New mine developments are carried out using a systematic approach involving various stages of analysis that start from scoping, followed by pre-feasibility and feasibility studies. The engineering studies are extensively employed for evaluating new developments from technical and economic viewpoints, respectively, where increasing depths of investigations are involved during successive phases of analysis.
Technical issues begin with geology and the assessment of resources; defining the orebody, evaluating the grades and tonnage, and assessing the variation and uncertainty in the deposit. As indicated by mining project evaluation literature, technical risk issues within a mining project include uncertainties about the ore-body model, grade distribution, ground conditions, capacity of the machinery, work force estimates, and plant performance, all of which have direct implications for project model quality. It should also be noted that an otherwise appealing project may lose its attraction due to poor estimates of resource model, recoverability, and production schedule.
After defining and estimating the resource base, alternative ways to exploit and process the orebody are considered. At this stage, a preliminary comparison between different approaches such as open pit and underground mining is conducted, and it allows checking how feasible the exploitation of such an orebody is from the engineering point of view. At this stage, the selected mining approach is checked against ore body geometry and production goals.
Process Plant
Process plant is yet another crucial technical screening parameter, as the recovery rate, throughput, and level of complexity will significantly affect the economics. According to the feasibility study guide, metallurgy, plant design, and process performance are fundamental elements that require careful consideration in a feasibility study as metallurgical testing provides information on recovery rate, reagent consumption, and size reduction.

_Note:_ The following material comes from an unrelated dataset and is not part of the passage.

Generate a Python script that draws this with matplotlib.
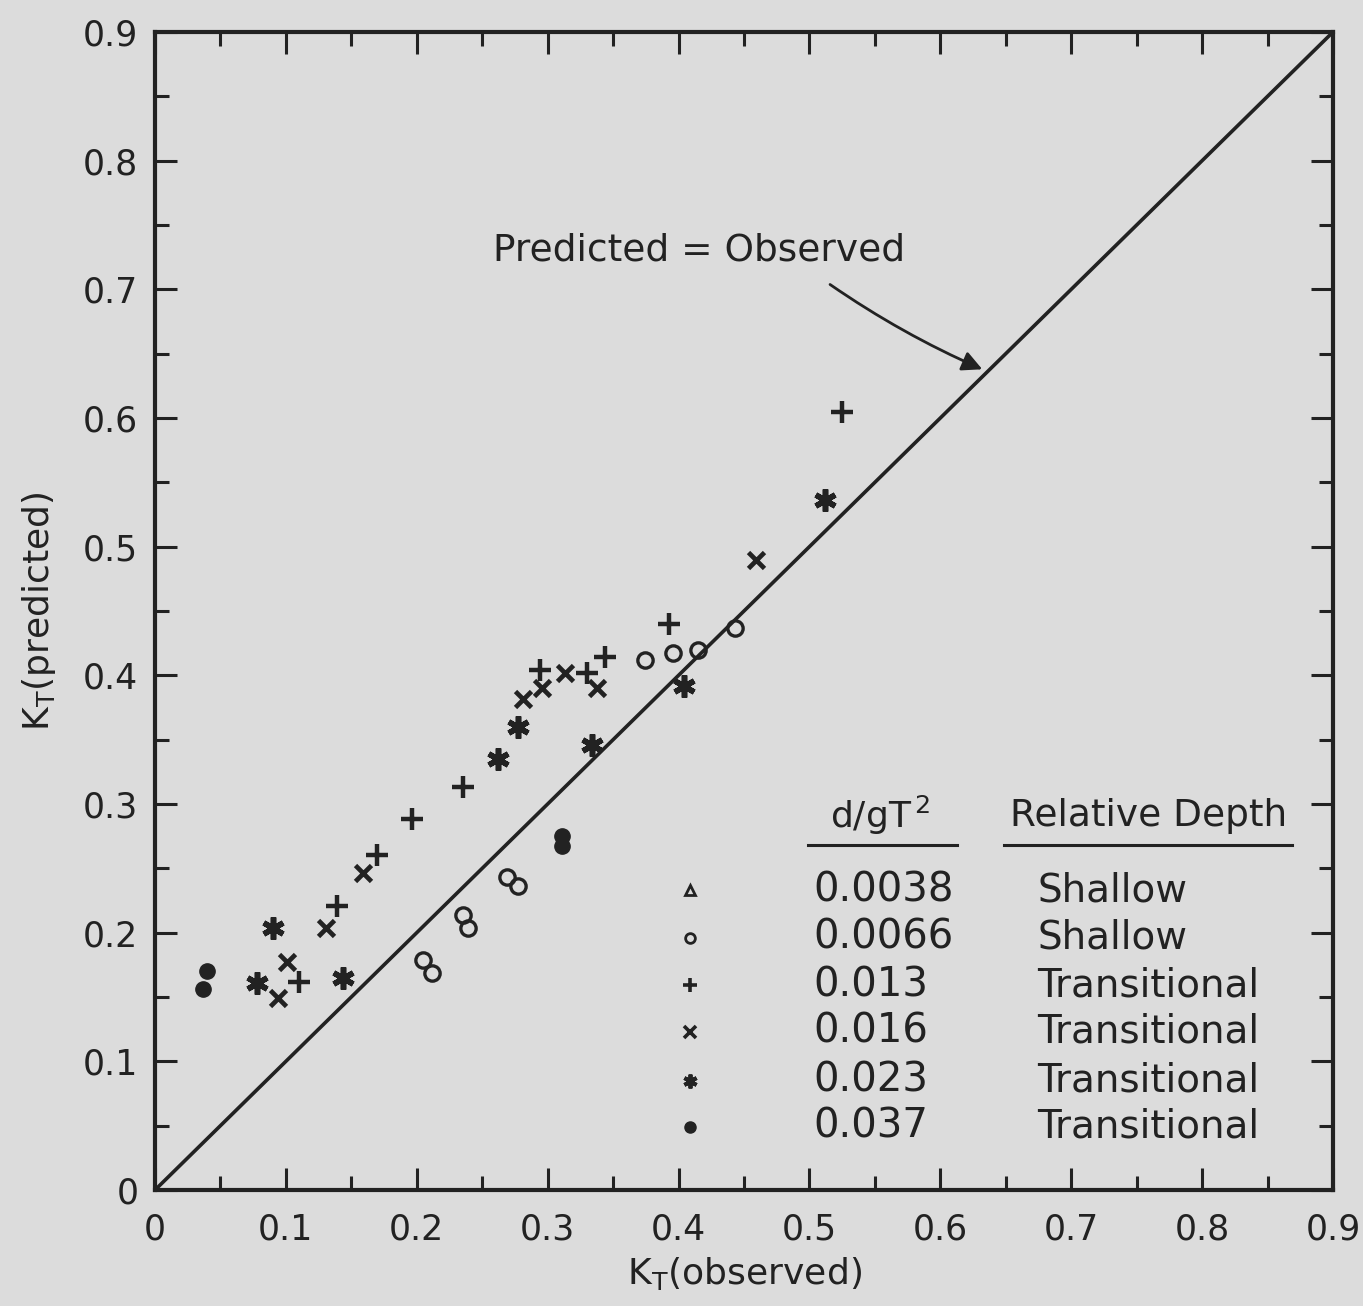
import matplotlib.pyplot as plt
import numpy as np
from matplotlib.ticker import MultipleLocator, FuncFormatter

ink = '#222222'
paper = '#dcdcdc'

# K_T observed / predicted for each d/gT^2 group
obs_0066 = [0.205, 0.212, 0.235, 0.239, 0.269, 0.277, 0.374, 0.396, 0.415, 0.443]
pred_0066 = [0.179, 0.169, 0.214, 0.204, 0.243, 0.236, 0.412, 0.417, 0.420, 0.437]

obs_013 = [0.110, 0.139, 0.170, 0.196, 0.235, 0.294, 0.330, 0.344, 0.393, 0.525]
pred_013 = [0.162, 0.221, 0.260, 0.288, 0.313, 0.404, 0.402, 0.414, 0.440, 0.605]

obs_016 = [0.094, 0.101, 0.131, 0.159, 0.281, 0.296, 0.313, 0.338, 0.459]
pred_016 = [0.149, 0.177, 0.204, 0.246, 0.382, 0.390, 0.402, 0.390, 0.490]

obs_023 = [0.078, 0.090, 0.144, 0.262, 0.277, 0.334, 0.404, 0.512]
pred_023 = [0.161, 0.204, 0.165, 0.335, 0.360, 0.346, 0.392, 0.536]

obs_037 = [0.037, 0.040, 0.311, 0.311]
pred_037 = [0.156, 0.170, 0.267, 0.275]

depths = ['0.0038', '0.0066', '0.013', '0.016', '0.023', '0.037']
depth_class = ['Shallow', 'Shallow', 'Transitional', 'Transitional',
               'Transitional', 'Transitional']

plt.rcParams['font.family'] = ['DejaVu Sans']

fig = plt.figure(figsize=(13.63, 13.06), dpi=100, facecolor=paper)
ax = fig.add_axes([0.1137, 0.0888, 0.8643, 0.8867])
ax.set_facecolor(paper)
ax.set_xlim(0, 0.9)
ax.set_ylim(0, 0.9)

# 1:1 line
ax.plot([0, 0.9], [0, 0.9], color=ink, lw=2.6, zorder=2)

mk = dict(color=ink, ls='none', zorder=3)
ax.plot(obs_0066, pred_0066, marker='o', ms=11, mfc='none', mew=2.4, **mk)
ax.plot(obs_013, pred_013, marker='+', ms=16, mew=3.2, **mk)
ax.plot(obs_016, pred_016, marker='x', ms=12, mew=3.4, **mk)
ax.plot(obs_023, pred_023, marker=(6, 2, 0), ms=16, mew=4.0, **mk)
ax.plot(obs_037, pred_037, marker='o', ms=11, mec=ink, mfc=ink, **mk)

ax.text(0.416, 0.730, 'Predicted = Observed', fontsize=27, color=ink,
        ha='center', va='center')
ax.annotate('', xy=(0.634, 0.637), xytext=(0.514, 0.705),
            arrowprops=dict(arrowstyle='-|>', color=ink, lw=2.0,
                            mutation_scale=30,
                            connectionstyle='arc3,rad=0.05'))

# key table
ax.text(0.554, 0.291, r'd/gT$^{\,2}$', fontsize=26, color=ink,
        ha='center', va='center')
ax.text(0.759, 0.291, 'Relative Depth', fontsize=27, color=ink,
        ha='center', va='center')
ax.plot([0.499, 0.613], [0.268, 0.268], color=ink, lw=2.2)
ax.plot([0.649, 0.869], [0.268, 0.268], color=ink, lw=2.2)

row_y = [0.233, 0.196, 0.159, 0.123, 0.085, 0.049]
key_style = [
    dict(marker='^', ms=7, mfc='none', mew=2.0),
    dict(marker='o', ms=7, mfc='none', mew=2.0),
    dict(marker='+', ms=10, mew=2.6),
    dict(marker='x', ms=8, mew=2.6),
    dict(marker=(6, 2, 0), ms=10, mew=2.8),
    dict(marker='o', ms=8, mfc=ink),
]
for y, d, c, st in zip(row_y, depths, depth_class, key_style):
    ax.plot([0.409], [y], color=ink, ls='none', **st)
    ax.text(0.503, y, d, fontsize=29, color=ink, ha='left', va='center')
    ax.text(0.674, y, c, fontsize=28, color=ink, ha='left', va='center')

ax.xaxis.set_major_locator(MultipleLocator(0.1))
ax.yaxis.set_major_locator(MultipleLocator(0.1))
ax.xaxis.set_minor_locator(MultipleLocator(0.05))
ax.yaxis.set_minor_locator(MultipleLocator(0.05))
fmt = FuncFormatter(lambda v, p: '0' if abs(v) < 1e-9 else f'{v:.1f}')
ax.xaxis.set_major_formatter(fmt)
ax.yaxis.set_major_formatter(fmt)
ax.tick_params(which='both', direction='in', top=True, right=True,
               color=ink, width=2.2, labelsize=25, labelcolor=ink)
ax.tick_params(which='major', length=16)
ax.tick_params(axis='x', which='major', pad=16)
ax.tick_params(axis='y', which='major', pad=12)
ax.tick_params(which='minor', length=10)
for s in ax.spines.values():
    s.set_linewidth(3.0)
    s.set_color(ink)

ax.set_xlabel(r'K$_{\mathregular{T}}$(observed)', fontsize=26, color=ink,
              labelpad=6)
ax.set_ylabel(r'K$_{\mathregular{T}}$(predicted)', fontsize=26, color=ink,
              labelpad=18)

fig.savefig('out.png', dpi=100, facecolor=paper)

In general, the plant selection depends on whether it is capable of processing the required quantity of material and producing the required quality of product within an affordable range.
In this step, the technical model is monetized by generating the cash flows associated with the mining project. This process employs the discounted cash flow analysis, using net present value, internal rate of return, and payback period as the key financial metrics and estimating capital expenses, operating expenses, taxes, royalties, and cash flow based on mine and process plant plans. According to a research paper on mining economic evaluation, the discounted cash flow method is the most popular technique employed within the mining industry, and NPV and IRR are widely favored in investment decision-making.
Because mining operations are highly capital-intensive and expose companies to extended periods of operation, evaluations need to consider uncertainties. As indicated in the technical literature, mineral deposits are subject to various sources of uncertainty such as reserves, ore grade, commodity price, exchange rate, environmental concerns, and political/legal conditions. Hence, apart from discounted cash flow analysis, other techniques like decision trees and Monte Carlo simulation are used to gauge the effects of uncertainties in commodity price, ore grade, recovery, and cost changes. It should be noted that uncertainties make it such that while the “best case” project may not be the “base case” project.
Ultimately, any mining project will be successful when the technical considerations are realistic and the economic benefits remain robust under uncertainty. The evaluation process, therefore, seeks to determine whether it is possible to develop a mine and process mineral deposits with the support of adequate infrastructure and whether the cash flow generated justifies the investment. That explains why successful projects tend to be consistent across resource modeling, mine design, and plant efficiency as well as the financial forecast.